___ DATA SHOWN

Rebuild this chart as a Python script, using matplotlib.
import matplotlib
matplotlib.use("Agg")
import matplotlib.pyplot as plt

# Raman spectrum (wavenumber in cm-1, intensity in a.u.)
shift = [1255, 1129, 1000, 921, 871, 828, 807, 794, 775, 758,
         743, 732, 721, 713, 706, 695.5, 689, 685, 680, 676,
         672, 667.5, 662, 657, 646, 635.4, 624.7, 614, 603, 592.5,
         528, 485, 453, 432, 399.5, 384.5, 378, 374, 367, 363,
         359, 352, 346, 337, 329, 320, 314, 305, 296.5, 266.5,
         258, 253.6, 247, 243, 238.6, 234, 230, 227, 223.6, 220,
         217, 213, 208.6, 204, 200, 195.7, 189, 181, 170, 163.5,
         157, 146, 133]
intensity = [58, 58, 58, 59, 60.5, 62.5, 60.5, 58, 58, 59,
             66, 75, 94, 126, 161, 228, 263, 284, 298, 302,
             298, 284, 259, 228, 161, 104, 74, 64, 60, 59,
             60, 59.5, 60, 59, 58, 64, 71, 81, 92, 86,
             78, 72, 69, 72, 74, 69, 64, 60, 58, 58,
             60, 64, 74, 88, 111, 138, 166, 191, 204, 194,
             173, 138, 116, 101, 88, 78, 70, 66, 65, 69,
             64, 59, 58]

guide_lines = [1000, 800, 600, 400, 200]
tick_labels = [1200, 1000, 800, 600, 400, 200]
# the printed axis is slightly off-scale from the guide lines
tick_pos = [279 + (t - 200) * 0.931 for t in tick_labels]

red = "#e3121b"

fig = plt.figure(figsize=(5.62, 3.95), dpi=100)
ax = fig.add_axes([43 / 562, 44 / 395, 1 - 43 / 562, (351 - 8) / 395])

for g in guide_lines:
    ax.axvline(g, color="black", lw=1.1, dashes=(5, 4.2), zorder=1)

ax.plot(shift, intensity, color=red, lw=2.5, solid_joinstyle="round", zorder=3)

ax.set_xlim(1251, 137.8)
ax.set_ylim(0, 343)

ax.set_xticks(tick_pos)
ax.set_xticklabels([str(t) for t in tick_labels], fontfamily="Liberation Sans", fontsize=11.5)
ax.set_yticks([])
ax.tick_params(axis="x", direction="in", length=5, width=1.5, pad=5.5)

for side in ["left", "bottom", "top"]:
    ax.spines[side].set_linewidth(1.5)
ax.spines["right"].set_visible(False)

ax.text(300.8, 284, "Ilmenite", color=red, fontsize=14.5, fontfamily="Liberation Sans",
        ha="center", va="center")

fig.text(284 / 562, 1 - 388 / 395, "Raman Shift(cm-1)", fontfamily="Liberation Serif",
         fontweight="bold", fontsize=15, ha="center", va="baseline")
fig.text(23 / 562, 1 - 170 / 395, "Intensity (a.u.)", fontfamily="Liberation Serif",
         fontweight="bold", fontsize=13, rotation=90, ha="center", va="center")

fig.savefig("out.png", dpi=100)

______
___ DATA SHOWN

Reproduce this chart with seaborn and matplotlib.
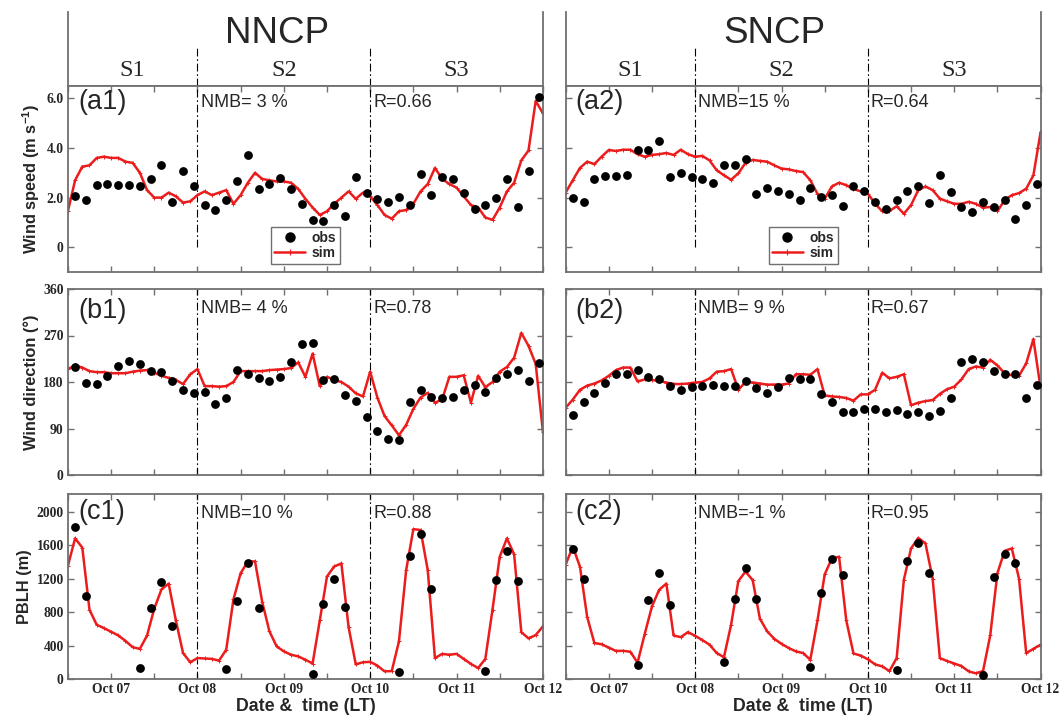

______

PROMPT:
Proceeding from the line containing "Rebuild this chart" through the line containing "import matplotlib.pyplot as plt", transcribe the lines above exactly, both end lines included.

RESULT OF THE TASK:
Rebuild this chart as a Python script, using matplotlib.
import matplotlib
matplotlib.use("Agg")
import matplotlib.pyplot as plt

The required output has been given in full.